Does “card-check” have a Plan B?
Yes, according to a group of businesses spearheaded by self-described pro-labor Democrat Lanny Davis.
Davis and the CEOs of Costco, Starbucks and Whole Foods, who consider themselves to be progressives, have come up with an alternative to the derailed card-check legislation. Yet offering an alternative that tries to please everyone is not always met with open arms.
Card-check is dead. Although organized labor and business will passionately disagree, the reality is that when Sen. Arlen Specter, R- Pa., jumped off the labor-friendly bandwagon (taking Sen.
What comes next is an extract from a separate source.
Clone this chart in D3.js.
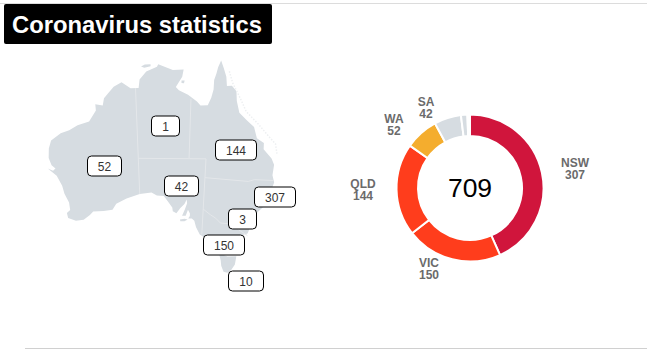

Diane Feinstein, D-Calif., with him), the bill lost its mojo.
Costco, Starbucks and Whole Foods, with Davis as their front man, call their effort the “Committee for A Level Playing Field.” Among many things, their proposal retains secret-ballot union elections, essentially taking the “card-check” component out of card-check.
They also propose eliminating binding arbitration and giving employers the right to apply to the National Labor Relations Board to decertify a union.
Labor’s benefits in this compromise come from tougher penalties on businesses for unfair or punitive labor practices, a quicker way to enforce those, and equal access to all employees during non-working hours for campaigning purposes.
AFL-CIO secretary-treasurer Richard Trumka’s reaction to the compromise was a blunt “no way.”
“Their proposal is woefully inadequate to protect workers rights. Maybe if someone shows us something that protects workers, but not this,” Trumka said after a rally for miners in Uniontown, Pa.
He said he was still very confident that labor will get the votes needed to pass card-check this year. “I am working on three senators right now whose votes will make this pass,” he said, declining to name the three.
A longtime friend of Specter, the AFL-CIO official said he was very disappointed that “he flip-flopped on the issues.”
Two weeks ago, Specter went from being at least for cloture on the bill to a deafening no, taking labor, business and his declining political career all by surprise.
Trumka isn’t the only big “no” from the labor movement. “Clearly, this so-called compromise was made by CEOs for CEOs … and (is) not something we would support,” said Josh Goldstein, spokesman for American Rights at Work, a pro-labor group.
"It is unfortunate organized labor has said ‘all or nothing,’ ” replied Gene Barr, vice president of governmental affairs for the Pennsylvania Chamber of Commerce.